Technically, Atta serves at the pleasure of President Hamid Karzai, who, as he embarks on a second term in office, is in the process of deciding which of the country's 34 governors will keep their jobs.
But few here believe that the beleaguered Afghan leader, although under international and domestic pressure to sever ties with warlords, would dare to move against Atta.
"It is I who will decide whether to stay on or not," the governor said, a faint smile playing across his face. "In the past, this government was already weak. It is even weaker now."
Over the summer, Atta openly defied Karzai by coming out in favor of his main rival for the presidency, former Foreign Minister Abdullah Abdullah, a fellow ethnic Tajik and onetime comrade-in-arms in the Northern Alliance.
Even now, three months after Karzai was declared the winner of the clouded balloting, giant billboards of Atta and Abdullah still loom over the main thoroughfares of Mazar-i-Sharif, the provincial capital.

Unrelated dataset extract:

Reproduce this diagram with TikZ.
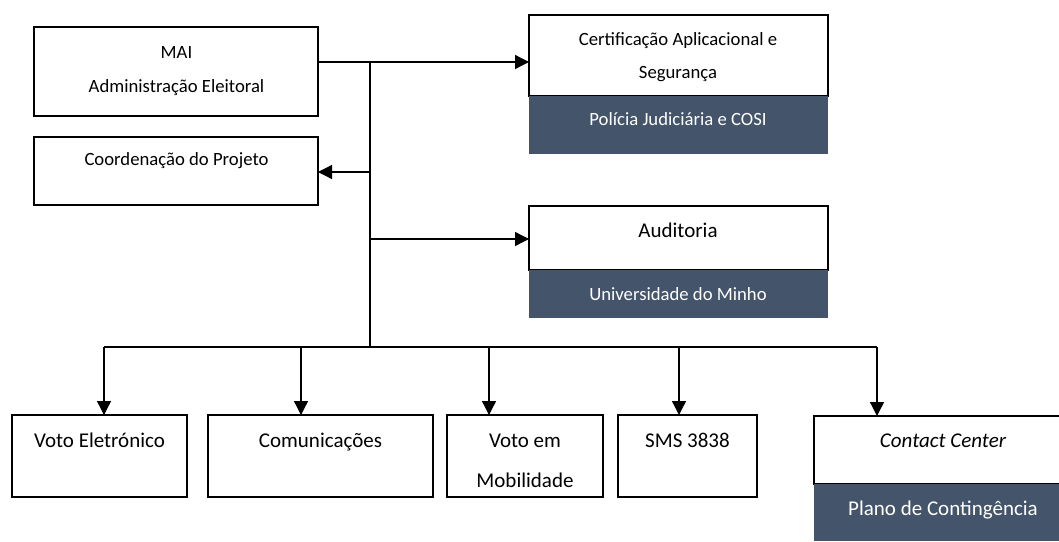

It is in the streets of Mazar, named for the sprawling blue-tiled shrine at its heart, that Atta's power is most acutely felt. Much of the city's prime real estate is in the hands of companies he owns or controls.
But it is also evident that his iron-fisted rule has brought certain benefits. The province is one of the most well-off and orderly in all Afghanistan, and it is nearly Taliban-free, with poppy cultivation all but quashed in recent years. Mazar is probably the safest of the country's large cities, only rarely hit by suicide bombings or even street crime.
As for Karzai, his ability to distance himself from warlord figures such as Atta is still very much in question. He chose two -- Mohammed Fahim and Karim Khalili -- as his vice presidents, who will serve for five years.
Atta, who is thought to be in his 40s, will probably be a long-term complicating factor on his home turf whether or not he remains governor. His power base, said analyst Nasim Bahman of Maulana University in Mazar, includes "people who can destabilize things in an organized manner, if they choose."